Fear not, I don't intend to burst into song on you.  Even via a blog, that would be a cruel and unusual punishment, as I believe the saying goes.

Today I'm thinking of regrets about writing.  Or, more accurately - regrets about not writing.

It's an issue which has come up several times in recent weeks in my chats with aspiring authors.  They very much want to start writing a book they say, but they can't find the time.

I understand the problem. Who wouldn't?  Life is busy.  There are jobs, families, friends, a whole world to attend to. 

But I still very much believe there's always time.  It's just a question of finding it. 

For those who work hard, but still yearn to write, I sometimes ask this question - do you wake up in the morning eagerly looking forward to going to work?

To which the answer is mostly no.

But if you ask - do you wish you had time today to do some writing?

That answer comes back very different.

Which tells you something...

Before I get accused of simplifying the problem, I'll let you in on what I did.  Work was hectic and demanding, as it always was, but I was desperate to try writing.  So I amended my life.

I started going to bed early and getting up before six in the morn, so I could do at least a couple of hours before I went about the day job. 

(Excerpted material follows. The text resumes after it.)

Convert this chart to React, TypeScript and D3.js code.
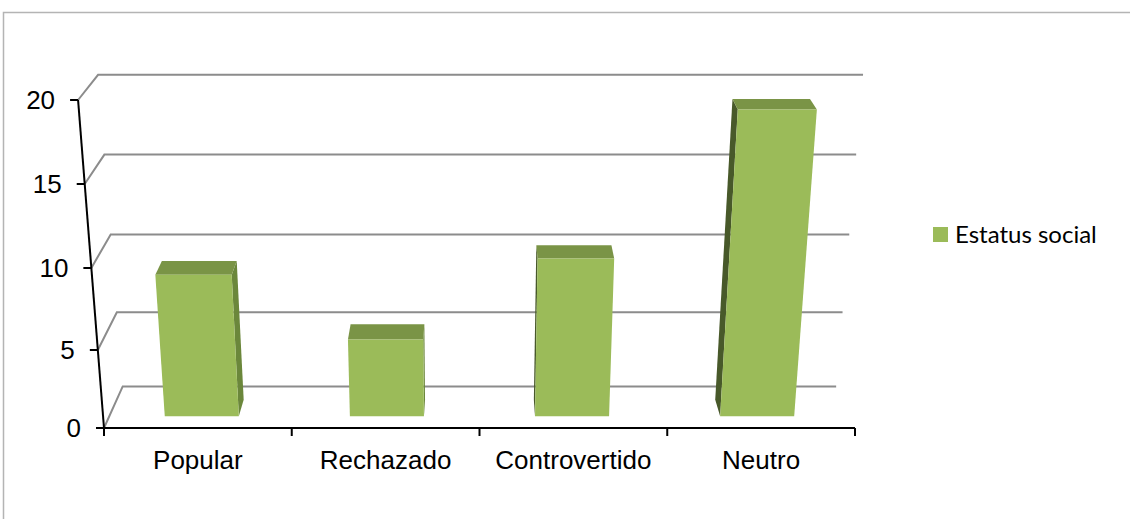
import React from 'react';
import * as d3 from 'd3';

const categories = ['Popular', 'Rechazado', 'Controvertido', 'Neutro'];
const values = [9, 5, 10, 19];
const yTicks = [0, 5, 10, 15, 20];
const seriesName = 'Estatus social';

const W = 1130;
const H = 519;

// perspective helpers: vertical lines meet far below, depth lines meet above
const vertVP = { x: 463, y: 4970 };
const depthVP = { x: 478, y: -404 };
const floorY = 428;
const barFront = 0.014;
const barBack = 0.034;
const wallDepth = 0.05;

const x = d3.scaleBand<string>()
  .domain(categories)
  .range([104, 855])
  .paddingInner(0.6)
  .paddingOuter(0.3);

// the floor is seen in perspective so the ticks are not evenly spaced
const y = d3.scaleLinear()
  .domain(yTicks)
  .range([428, 350, 268, 184, 100]);

const project = (u: number, yy: number, d: number): [number, number] => {
  const k = (vertVP.y - yy) / (vertVP.y - floorY);
  const fx = vertVP.x + (u - vertVP.x) * k;
  return [depthVP.x + (fx - depthVP.x) * (1 - d), depthVP.y + (yy - depthVP.y) * (1 - d)];
};

const poly = (pts: [number, number][]) => d3.line()(pts) + 'Z';

const App = () => {
  const [x0, x1] = x.range();
  const step = x.step();
  const bounds = d3.range(categories.length + 1).map(i => x0 + i * step);

  return (
    <svg width={W} height={H} style={{ position: 'absolute', left: 0, top: 0, background: '#fff' }}>
      {/* chart frame */}
      <path d={`M3.5,${H} V12.5 H${W}`} fill="none" stroke="#b4b4b4" strokeWidth={1.5} />

      {/* walls */}
      {yTicks.map(t => {
        const pts = [project(x0, y(t), 0), project(x0, y(t), wallDepth), project(x1, y(t), wallDepth)];
        return <path key={t} d={d3.line()(pts) || ''} fill="none" stroke="#8c8c8c" strokeWidth={2} />;
      })}

      {/* bars */}
      {categories.map((c, i) => {
        const v = values[i];
        const a = x(c)!;
        const b = a + x.bandwidth();
        const top = y(v);
        const base = y(0);
        const front = poly([project(a, base, barFront), project(b, base, barFront), project(b, top, barFront), project(a, top, barFront)]);
        const lid = poly([project(a, top, barFront), project(b, top, barFront), project(b, top, barBack), project(a, top, barBack)]);
        const leftSide = a + x.bandwidth() / 2 > depthVP.x;
        const e = leftSide ? a : b;
        const side = poly([project(e, base, barFront), project(e, top, barFront), project(e, top, barBack), project(e, base, barBack)]);
        return (
          <g key={c}>
            <path d={side} fill={leftSide ? '#48592a' : '#6b873b'} />
            <path d={lid} fill="#7a9446" />
            <path d={front} fill="#9bbb59" />
          </g>
        );
      })}

      {/* y axis */}
      <path d={d3.line()([project(x0, y(0), 0), project(x0, y(20), 0)]) || ''} stroke="#000" strokeWidth={2} fill="none" />
      {yTicks.map(t => {
        const [px, py] = project(x0, y(t), 0);
        return (
          <g key={t}>
            <line x1={px - 8} x2={px} y1={py} y2={py} stroke="#000" strokeWidth={2} />
            <text x={px - 23} y={py} dy="0.36em" textAnchor="end" fontFamily="'Liberation Sans', Arial, sans-serif" fontSize={26} fill="#000">{t}</text>
          </g>
        );
      })}

      {/* x axis */}
      <line x1={x0} x2={x1} y1={floorY} y2={floorY} stroke="#000" strokeWidth={2} />
      {bounds.map((bx, i) => (
        <line key={i} x1={bx} x2={bx} y1={floorY} y2={floorY + 8} stroke="#000" strokeWidth={2} />
      ))}
      {categories.map(c => (
        <text key={c} x={x(c)! + x.bandwidth() / 2} y={469} textAnchor="middle" fontFamily="'Liberation Sans', Arial, sans-serif" fontSize={26} fill="#000">{c}</text>
      ))}

      {/* legend */}
      <rect x={933} y={227} width={15} height={15} fill="#9bbb59" />
      <text x={955} y={243} fontFamily="Lato, 'Open Sans', sans-serif" fontSize={24} fill="#000">{seriesName}</text>
    </svg>
  );
};

export default App;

I thought it would be difficult, a chore.  But guess what I found?  I loved it so much that it was a great pleasure, and I couldn't wait to wake up every day to start writing again.

I did it as an experiment, a challenge to myself.  Just to give it a try, because I wanted to.  I never expected to be published, let alone go on the wonderful journey which it's offered me. 

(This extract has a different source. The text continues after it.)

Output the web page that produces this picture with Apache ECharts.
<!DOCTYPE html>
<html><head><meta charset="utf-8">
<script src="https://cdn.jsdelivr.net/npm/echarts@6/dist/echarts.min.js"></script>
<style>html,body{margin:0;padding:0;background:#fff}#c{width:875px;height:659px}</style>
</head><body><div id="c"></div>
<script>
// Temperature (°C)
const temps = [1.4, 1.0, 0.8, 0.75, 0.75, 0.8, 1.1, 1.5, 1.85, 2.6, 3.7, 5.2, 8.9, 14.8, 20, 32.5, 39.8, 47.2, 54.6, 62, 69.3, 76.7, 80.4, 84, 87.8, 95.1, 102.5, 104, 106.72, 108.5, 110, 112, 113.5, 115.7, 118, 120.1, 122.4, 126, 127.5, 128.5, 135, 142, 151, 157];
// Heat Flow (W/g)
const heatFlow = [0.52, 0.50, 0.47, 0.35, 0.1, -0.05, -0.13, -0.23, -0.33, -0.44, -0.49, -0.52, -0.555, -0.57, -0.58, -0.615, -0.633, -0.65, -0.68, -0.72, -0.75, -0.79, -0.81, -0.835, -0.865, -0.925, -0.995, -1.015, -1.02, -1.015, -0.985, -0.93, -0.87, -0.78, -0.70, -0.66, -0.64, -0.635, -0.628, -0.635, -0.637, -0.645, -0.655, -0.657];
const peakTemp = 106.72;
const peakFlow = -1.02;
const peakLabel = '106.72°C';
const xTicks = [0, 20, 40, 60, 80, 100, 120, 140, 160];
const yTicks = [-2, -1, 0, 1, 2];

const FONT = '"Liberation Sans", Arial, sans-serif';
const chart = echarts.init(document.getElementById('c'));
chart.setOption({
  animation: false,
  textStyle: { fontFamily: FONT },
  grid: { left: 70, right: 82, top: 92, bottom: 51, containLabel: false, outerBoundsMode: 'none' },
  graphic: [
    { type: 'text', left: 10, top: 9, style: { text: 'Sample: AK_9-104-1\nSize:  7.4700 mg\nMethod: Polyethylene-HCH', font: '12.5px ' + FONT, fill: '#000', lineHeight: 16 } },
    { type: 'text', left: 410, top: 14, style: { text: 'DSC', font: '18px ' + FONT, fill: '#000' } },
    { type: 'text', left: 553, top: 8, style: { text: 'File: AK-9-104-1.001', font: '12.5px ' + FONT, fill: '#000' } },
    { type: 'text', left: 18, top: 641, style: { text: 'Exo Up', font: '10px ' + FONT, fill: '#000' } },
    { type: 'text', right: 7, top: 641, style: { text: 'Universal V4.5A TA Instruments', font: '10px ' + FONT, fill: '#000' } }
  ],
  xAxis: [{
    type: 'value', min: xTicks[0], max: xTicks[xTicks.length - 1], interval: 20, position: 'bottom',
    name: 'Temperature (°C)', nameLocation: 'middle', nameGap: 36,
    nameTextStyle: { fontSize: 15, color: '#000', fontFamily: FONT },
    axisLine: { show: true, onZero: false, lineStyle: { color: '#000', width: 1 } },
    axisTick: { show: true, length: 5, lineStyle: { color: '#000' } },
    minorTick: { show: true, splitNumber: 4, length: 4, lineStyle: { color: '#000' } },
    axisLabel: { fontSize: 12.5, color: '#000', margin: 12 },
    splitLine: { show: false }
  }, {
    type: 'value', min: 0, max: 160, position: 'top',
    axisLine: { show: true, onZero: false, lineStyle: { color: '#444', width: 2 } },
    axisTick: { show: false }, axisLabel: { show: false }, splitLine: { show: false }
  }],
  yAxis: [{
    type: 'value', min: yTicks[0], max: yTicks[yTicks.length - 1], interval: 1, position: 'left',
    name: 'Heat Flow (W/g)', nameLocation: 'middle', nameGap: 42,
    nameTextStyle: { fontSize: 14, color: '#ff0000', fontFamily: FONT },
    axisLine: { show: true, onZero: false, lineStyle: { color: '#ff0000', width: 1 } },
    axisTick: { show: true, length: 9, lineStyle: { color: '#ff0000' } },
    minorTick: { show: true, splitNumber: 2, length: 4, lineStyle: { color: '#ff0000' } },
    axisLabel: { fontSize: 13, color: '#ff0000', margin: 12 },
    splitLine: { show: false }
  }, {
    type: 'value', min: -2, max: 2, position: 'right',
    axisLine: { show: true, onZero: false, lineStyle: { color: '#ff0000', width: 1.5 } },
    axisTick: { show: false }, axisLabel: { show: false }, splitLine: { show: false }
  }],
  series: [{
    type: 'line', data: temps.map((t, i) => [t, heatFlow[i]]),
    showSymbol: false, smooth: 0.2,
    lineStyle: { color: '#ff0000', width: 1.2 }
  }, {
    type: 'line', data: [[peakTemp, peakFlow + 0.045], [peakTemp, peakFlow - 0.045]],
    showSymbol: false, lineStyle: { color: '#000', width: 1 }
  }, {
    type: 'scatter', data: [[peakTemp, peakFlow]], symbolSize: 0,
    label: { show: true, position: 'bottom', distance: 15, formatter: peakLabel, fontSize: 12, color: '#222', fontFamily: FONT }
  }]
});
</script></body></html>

And that was just over eight years ago. 

So, looking back now, I wonder how much I'd regret it each passing year if I'd never started writing. 

I think of it like this - if something is calling you so strongly, then there's surely a reason for it.  So it would be a shame, to put it very mildly indeed, not to follow the call.

Because you never know where it might lead you.  At the worst, the realisation of a passion and an ambition.  And at best...

Well then, go find out - just like I did.